→ EXERCISE BRIEF
Please give back word for word the lines below, from the first one through the one with "const data = countries.map((name, i)".

→ DATASET EXTRACT
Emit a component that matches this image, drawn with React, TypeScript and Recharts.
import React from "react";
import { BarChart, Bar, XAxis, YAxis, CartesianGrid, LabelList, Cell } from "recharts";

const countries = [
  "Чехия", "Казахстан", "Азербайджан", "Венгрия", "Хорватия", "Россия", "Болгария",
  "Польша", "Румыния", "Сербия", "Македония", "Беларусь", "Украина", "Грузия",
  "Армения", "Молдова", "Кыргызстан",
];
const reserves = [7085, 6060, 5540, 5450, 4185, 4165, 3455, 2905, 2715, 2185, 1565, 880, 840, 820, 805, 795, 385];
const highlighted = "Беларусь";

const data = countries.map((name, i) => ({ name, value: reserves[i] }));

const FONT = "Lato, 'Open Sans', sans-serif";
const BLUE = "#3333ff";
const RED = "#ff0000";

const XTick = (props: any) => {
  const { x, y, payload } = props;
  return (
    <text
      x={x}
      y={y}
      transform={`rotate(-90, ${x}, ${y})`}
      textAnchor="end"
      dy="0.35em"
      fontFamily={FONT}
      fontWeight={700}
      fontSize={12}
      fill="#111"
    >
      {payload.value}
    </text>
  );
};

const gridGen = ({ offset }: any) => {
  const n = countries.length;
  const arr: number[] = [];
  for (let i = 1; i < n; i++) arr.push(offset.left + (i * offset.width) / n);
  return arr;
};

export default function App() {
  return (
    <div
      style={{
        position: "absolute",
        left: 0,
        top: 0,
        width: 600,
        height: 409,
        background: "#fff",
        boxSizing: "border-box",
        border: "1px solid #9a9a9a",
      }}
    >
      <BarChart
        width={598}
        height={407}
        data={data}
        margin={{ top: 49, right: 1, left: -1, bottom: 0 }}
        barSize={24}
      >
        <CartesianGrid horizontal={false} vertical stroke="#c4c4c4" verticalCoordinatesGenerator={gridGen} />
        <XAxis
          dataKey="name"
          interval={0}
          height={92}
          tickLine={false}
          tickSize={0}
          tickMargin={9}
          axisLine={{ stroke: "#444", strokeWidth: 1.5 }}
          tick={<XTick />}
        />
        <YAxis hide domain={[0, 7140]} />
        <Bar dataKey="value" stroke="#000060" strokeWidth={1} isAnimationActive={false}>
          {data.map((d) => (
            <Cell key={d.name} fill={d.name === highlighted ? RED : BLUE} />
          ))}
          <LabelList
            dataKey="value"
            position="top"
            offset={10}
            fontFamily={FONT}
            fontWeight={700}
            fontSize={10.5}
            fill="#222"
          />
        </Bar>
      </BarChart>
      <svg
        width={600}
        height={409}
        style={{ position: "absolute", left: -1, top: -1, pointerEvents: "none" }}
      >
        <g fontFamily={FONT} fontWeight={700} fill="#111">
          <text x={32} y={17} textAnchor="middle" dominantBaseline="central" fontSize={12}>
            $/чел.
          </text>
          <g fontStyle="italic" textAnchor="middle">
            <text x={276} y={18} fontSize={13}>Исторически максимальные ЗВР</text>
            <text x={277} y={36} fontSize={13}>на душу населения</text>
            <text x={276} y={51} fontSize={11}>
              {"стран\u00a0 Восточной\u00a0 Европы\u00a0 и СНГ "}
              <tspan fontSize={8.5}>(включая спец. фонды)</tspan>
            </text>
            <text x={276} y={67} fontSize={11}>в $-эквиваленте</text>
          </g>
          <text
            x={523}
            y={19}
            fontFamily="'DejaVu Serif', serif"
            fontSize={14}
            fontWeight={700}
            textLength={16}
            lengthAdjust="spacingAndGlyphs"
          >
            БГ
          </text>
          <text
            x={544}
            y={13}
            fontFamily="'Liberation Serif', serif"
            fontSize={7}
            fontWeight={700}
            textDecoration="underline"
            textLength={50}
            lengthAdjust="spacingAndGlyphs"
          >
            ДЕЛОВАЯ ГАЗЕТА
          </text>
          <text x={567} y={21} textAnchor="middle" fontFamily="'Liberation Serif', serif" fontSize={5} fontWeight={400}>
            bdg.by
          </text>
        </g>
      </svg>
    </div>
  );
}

→ FINAL RESULT
Emit a component that matches this image, drawn with React, TypeScript and Recharts.
import React from "react";
import { BarChart, Bar, XAxis, YAxis, CartesianGrid, LabelList, Cell } from "recharts";

const countries = [
  "Чехия", "Казахстан", "Азербайджан", "Венгрия", "Хорватия", "Россия", "Болгария",
  "Польша", "Румыния", "Сербия", "Македония", "Беларусь", "Украина", "Грузия",
  "Армения", "Молдова", "Кыргызстан",
];
const reserves = [7085, 6060, 5540, 5450, 4185, 4165, 3455, 2905, 2715, 2185, 1565, 880, 840, 820, 805, 795, 385];
const highlighted = "Беларусь";

const data = countries.map((name, i) => ({ name, value: reserves[i] }));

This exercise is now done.